When reading these CSV files, configure your parser as follows:

Option Use this value
Delimiter , (comma)
Quote character " (double quote)
Escape character \\ (backslash)
Header First row = column names
Encoding UTF-8

2.2 Steps to Load the Data Correctly

  1. Use a CSV parser that supports an escape character

    Ensure the parser can use backslash (\\) as the escape character, not only doubled double-quotes ("").

  2. Set delimiter, quote, and escape explicitly

    • Delimiter: comma.
    • Quote: double quote.
    • Escape: backslash.Do not rely on “auto” or RFC 4180–only behavior if that would ignore the escape character.
  3. Treat the first row as the header

    Use it for column names; do not treat it as data.

  4. Use UTF-8 when reading

    Open or decode the file as UTF-8 to avoid issues with special characters.

  5. Handle empty quoted fields

    Decide how "" should be interpreted (e.g. NULL or empty string) in your schema or bronze layer.

2.3 Steps to Open the Files in Excel

Best practice: Import the file into Excel(do NOT double-click it)

  1. Open Excel
  2. Go to Data → Get Data → From Text/CSV
  3. Select the 000 file
  4. In the import dialog: • Delimiter: Comma • Text qualifier: " (double quote)
  5. Load the data

This forces Excel to respect proper CSV quoting rules.

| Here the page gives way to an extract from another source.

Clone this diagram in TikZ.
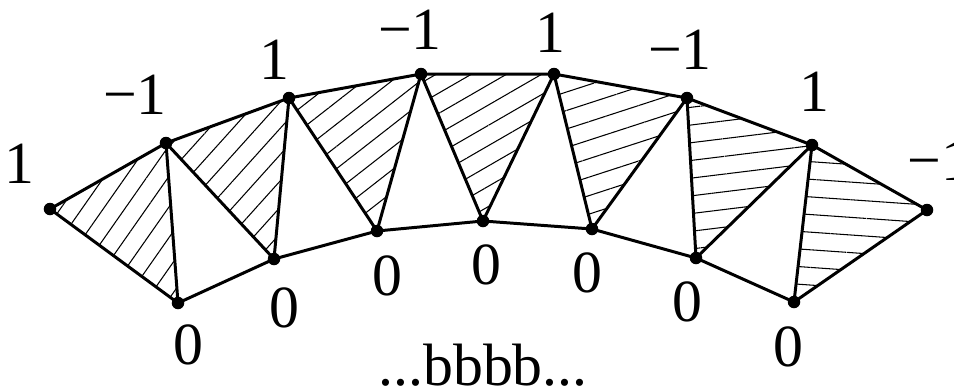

The configuration should be:

  • Set File Origin to (csv) UTF-8.
  • Set Delimiter to Comma.
  • Set fields to be enclosed by ' ” '
  • Specify the escape character to ‘\\’

3. What to Avoid

  • Do not assume RFC 4180 only (i.e. that the only escape inside quoted fields is ""). Our files use \\", so RFC 4180–only parsers will misparse and can produce bad records or “double quotes inside values” errors.
  • Do not assume one physical line = one record. Newlines inside fields are escaped as \\n; only the escape-aware parser can reconstruct the full field.
  • Do not split on every comma. Commas inside fields are escaped as \\,.
  • Do not ignore the escape character. Without escape = \\, parsers will treat \\"\\n, and \\, incorrectly.

4. File Layout (Reference)

Report files are written under paths such as:

  • Shared / central reports:

    s3://s3-data-layer/prod/reports/new/<report_name>_report/

    (e.g. booking_reportflights_reportservices_report, etc.)

  • Per-operator data (BDS / data stream):

    s3://fl3xx-data-lake/operator_<operatorid>/<report_name>/

  • Per-operator data lake buckets:

    s3://fl3xx-data-lake-prod-operator-<id>/<report_name>/

    (e.g. Airports, booking_report, flights_report, services_report)

File names and prefixes may include part numbers (e.g. 000001) depending on the UNLOAD configuration. Use the same CSV options for all these files.


5. Summary

We use You should use
Delimiter: comma (,) Same
Fields enclosed in double quotes (") Same
Escape character: backslash (\\) Same — required for correct parsing
First row = header Same
Encoding: UTF-8 Same

Configuring your reader with delimiter comma, quote double quote, and escape backslash will align with how we prepare the data and should prevent bad records, misaligned columns, and incorrect handling of newlines and commas inside fields.